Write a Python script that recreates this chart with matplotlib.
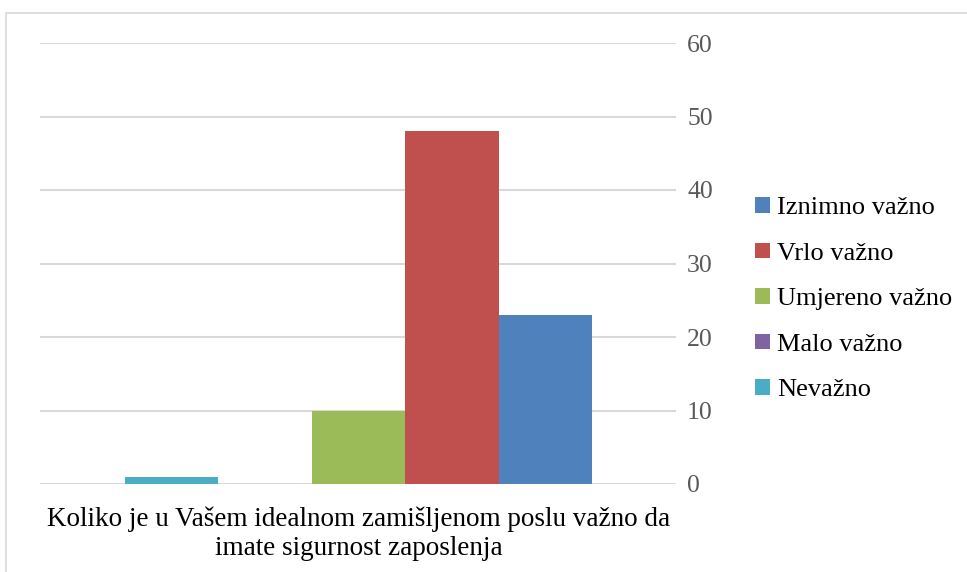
import matplotlib.pyplot as plt
from matplotlib.patches import Rectangle, Patch

# podaci
kategorije = ['Iznimno važno', 'Vrlo važno', 'Umjereno važno', 'Malo važno', 'Nevažno']
vrijednosti = [23, 48, 10, 0, 1]
boje = ['#4F81BD', '#C0504D', '#9BBB59', '#8064A2', '#4BACC6']
pitanje = 'Koliko je u Vašem idealnom zamišljenom poslu važno da\nimate sigurnost zaposlenja'
y_ticks = [0, 10, 20, 30, 40, 50, 60]

plt.rcParams['font.family'] = ['Liberation Serif', 'DejaVu Serif']

W, H = 967, 572
fig = plt.figure(figsize=(W / 100, H / 100), dpi=100)

# okvir grafikona
fig.patches.append(Rectangle((6 / W, -0.1), 1.2, 1 - 13 / H + 0.1,
                             transform=fig.transFigure, fill=False,
                             edgecolor='#D9D9D9', linewidth=1.2))

ax = fig.add_axes([40 / W, 1 - 484 / H, (676 - 40) / W, (484 - 43) / H])

# stupci obrnutim redoslijedom (Nevažno lijevo)
for i, (k, v, c) in enumerate(zip(kategorije[::-1], vrijednosti[::-1], boje[::-1])):
    ax.bar(i, v, width=1.0, color=c, zorder=3)

ax.set_xlim(-1.41, 5.40)
ax.set_ylim(0, 60)
ax.set_yticks(y_ticks)
ax.yaxis.tick_right()
ax.grid(axis='y', color='#D9D9D9', linewidth=1.5, zorder=0)
ax.tick_params(axis='y', length=0, pad=8, labelsize=18.5, labelcolor='#595959')
ax.set_xticks([2])
ax.set_xticklabels([pitanje], fontsize=19.5, linespacing=1.22)
ax.tick_params(axis='x', length=0, pad=16)
for s in ax.spines.values():
    s.set_visible(False)

handles = [Patch(facecolor=c, edgecolor='none') for c in boje]
fig.legend(handles, kategorije, loc='upper left',
           bbox_to_anchor=(755 / W, 1 - 197 / H), frameon=False,
           fontsize=19, handlelength=0.55, handleheight=0.55,
           handletextpad=0.28, labelspacing=0.88, borderaxespad=0,
           borderpad=0)

fig.savefig('out.png', dpi=100)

##############################

WHAT NEEDS TO BE DONE ▸ Sift the material for lines with the string "matplotlib". Copy each one found.

TASK RESPONSE ▸
Write a Python script that recreates this chart with matplotlib.
import matplotlib.pyplot as plt
from matplotlib.patches import Rectangle, Patch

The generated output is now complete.